I know most of you already know the answer to this. You guys can skip down to the bolded part. Okay, say you made a new frontpage or something. Maybe it will make your website better! How do you know? If you're like me, you hate not knowing. There's a thing for knowing, and it's called an A/B test. Sometimes it's called a split test or an experiment, but it's usually called an A/B test. The way it works is it gives half your users the new behavior, gives half of them the old behavior, and tells you which behavior your customers like more.
An A/B test is a great thing, and you want to use it on pretty much every user-visible change. That means you're going to be using it a lot, so it has to be extremely easy to use. So we made our A/B framework extremely easy to use. Warning: this article is meant to be inspirational and informative about how easy A/B testing can be, but it doesn't have actual code you can use. That's because our code wouldn't work for you, because of how dependent on our setup it is.
We're running an A/B test on our own frontpage right now*. To show you how easy it is, here's the Python code that's running on our webservers, completely unedited:
if h.branch(["default", "front-scoutbox"]) == "default": return render('/front.mako') else: return render('/front-scoutbox.mako')
Let's take a look at the important parts.
if h.branch(["default", "front-scoutbox"]) == "default":
This call to h.branch is where the magic happens. You pass it the names of your competing features, and it says which feature to use this time. In this case, we're asking the A/B test whether the current user should get the default frontpage or the new "scoutbox" one. Shipping this code is all you need to start an experiment; no setup anywhere else.
if h.branch(["default", "front-scoutbox"]) == "default": return render('/front.mako') else: return render('/front-scoutbox.mako')
Then we do whatever we need to do in each branch. In this case, we render whichever frontpage is the one this user should get, but we could put arbitrary code in each branch.
That wouldn't make a very good experiment, would it? You'd give each user different results every time they hit the frontpage. What you want to measure is how users act who get a behavior consistently, so that's what you have to give them. When you call h.branch, it looks up who is logged in, then checks whether they've ever been in this A/B test before. If they have, it returns the same thing it returned last time. If they haven't, then it's random. If nobody is logged in, h.branch uses the session ID instead, and it transfers that session's A/B branches to the user if they log in or sign up from that session.

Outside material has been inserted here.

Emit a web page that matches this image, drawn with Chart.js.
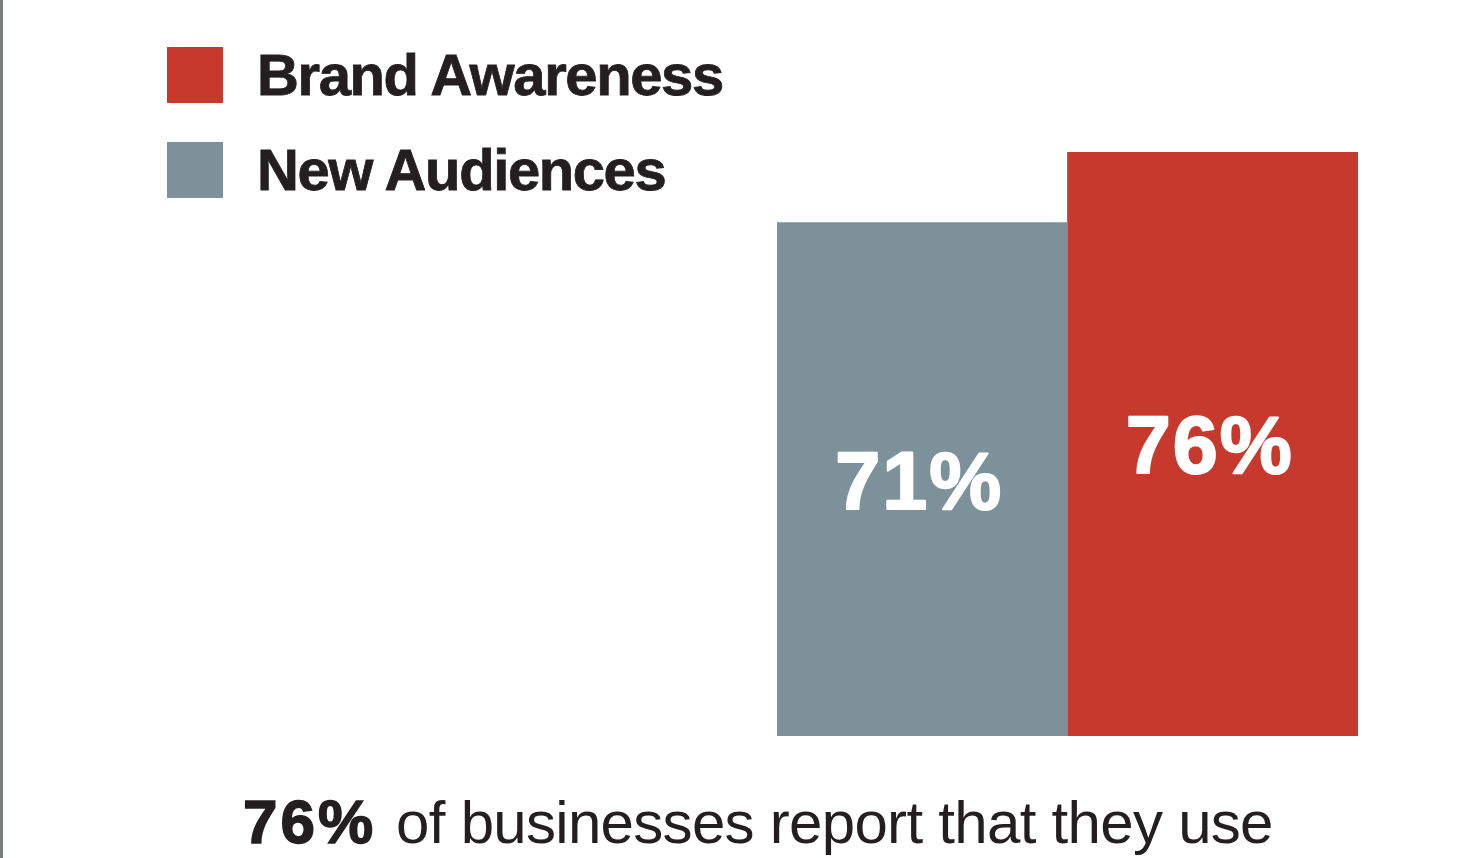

We decided a while ago which user behaviors we care about. For example, finishing their first Sauce Scout session. Whenever someone does, or whenever they do anything else we care about, we use Mixpanel properties to record which branches of each A/B tests that user is in. Later, we can look at our first-session metric and see how each branch of our experiment is doing. Here's the graph for the frontpage experiment, which hasn't been running very long, and isn't conclusive.
As you can see, I set this graph to only show the conversions from users who are in one branch of the experiment. Some users don't participate in the experiment; that might be because they never went to the frontpage (maybe they came in through an ad or their friends sent them a link). It's probably because we don't run these experiments on all our customers every time. There's an admin control you can use once an A/B test is in the wild to choose what percent of the users get to be guinea pigs. h.branch will then magically return "default" for everyone else, and it won't track their activity for the purposes of the A/B. Later, when there's a clear winner, or when it's clear that there isn't going to be a winner, we'll go tear the h.branch call out of the code and give everyone the winning behavior forever. Or at least until the next experiment! Thanks to rebelcan from reddit for proofreading!
*If you're reading this from the future, I guess it's not true for you that we're running this test "right now," because of how far ahead you are. That should be ok with you, because it's hard to get upset when you have a jetpack.